OBJECTIVE
Select, from the data, each line where "that" occurs.

DATA SUPPLIED
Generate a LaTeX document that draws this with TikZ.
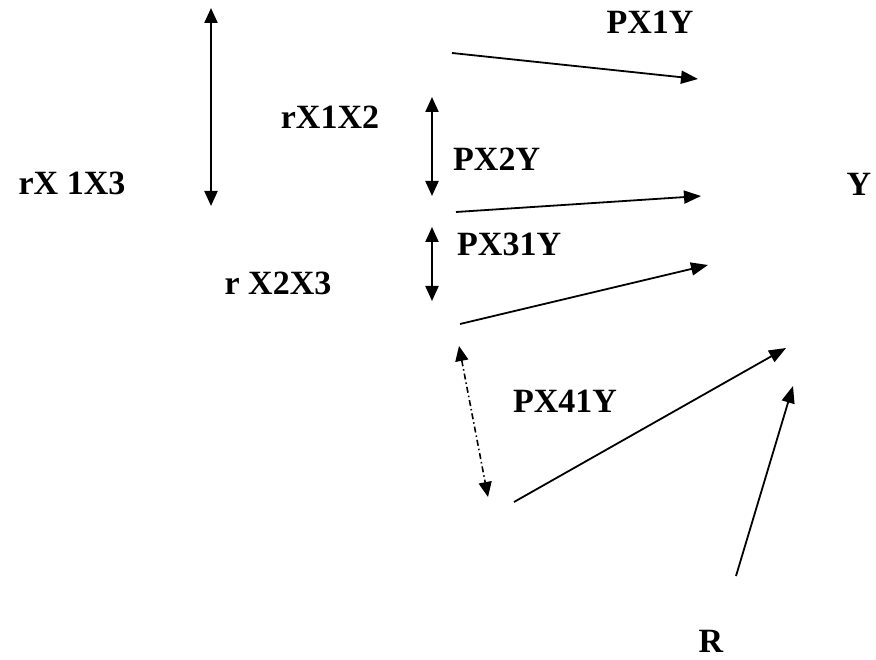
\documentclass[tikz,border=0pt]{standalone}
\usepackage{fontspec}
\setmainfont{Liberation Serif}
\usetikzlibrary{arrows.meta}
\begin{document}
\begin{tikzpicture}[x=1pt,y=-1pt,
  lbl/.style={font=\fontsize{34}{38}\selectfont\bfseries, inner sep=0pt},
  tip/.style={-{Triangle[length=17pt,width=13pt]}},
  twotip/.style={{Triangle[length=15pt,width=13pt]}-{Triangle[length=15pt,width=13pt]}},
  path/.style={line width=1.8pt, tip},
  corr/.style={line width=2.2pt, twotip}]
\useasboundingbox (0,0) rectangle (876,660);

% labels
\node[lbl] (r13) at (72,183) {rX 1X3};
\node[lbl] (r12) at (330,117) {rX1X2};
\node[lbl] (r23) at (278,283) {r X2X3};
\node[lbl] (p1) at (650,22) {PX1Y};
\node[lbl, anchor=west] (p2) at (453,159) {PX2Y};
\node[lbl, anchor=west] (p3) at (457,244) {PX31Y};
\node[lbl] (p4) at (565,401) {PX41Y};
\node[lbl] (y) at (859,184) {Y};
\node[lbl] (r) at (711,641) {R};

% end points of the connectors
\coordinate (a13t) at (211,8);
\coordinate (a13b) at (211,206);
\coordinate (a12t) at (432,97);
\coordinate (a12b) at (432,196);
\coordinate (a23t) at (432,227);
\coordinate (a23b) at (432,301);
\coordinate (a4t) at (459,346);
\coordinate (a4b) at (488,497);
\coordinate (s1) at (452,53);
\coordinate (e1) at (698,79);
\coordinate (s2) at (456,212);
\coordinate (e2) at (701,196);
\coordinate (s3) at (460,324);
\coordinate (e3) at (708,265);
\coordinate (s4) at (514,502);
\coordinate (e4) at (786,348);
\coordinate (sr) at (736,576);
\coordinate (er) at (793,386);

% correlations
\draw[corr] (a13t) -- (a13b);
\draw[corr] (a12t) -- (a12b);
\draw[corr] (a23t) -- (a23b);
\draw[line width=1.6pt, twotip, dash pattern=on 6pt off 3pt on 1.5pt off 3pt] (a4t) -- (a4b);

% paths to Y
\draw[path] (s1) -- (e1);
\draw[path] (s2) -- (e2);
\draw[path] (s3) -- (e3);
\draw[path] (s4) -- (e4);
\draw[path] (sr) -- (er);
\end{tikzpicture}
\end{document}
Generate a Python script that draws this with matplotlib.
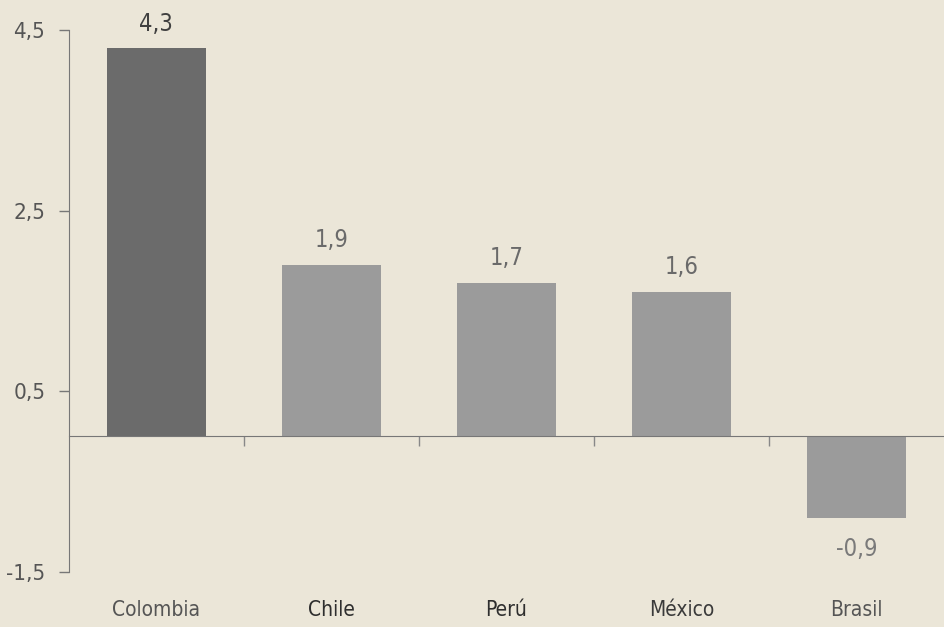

RESPONSE TO THIS TASK
Generate a LaTeX document that draws this with TikZ.
Generate a Python script that draws this with matplotlib.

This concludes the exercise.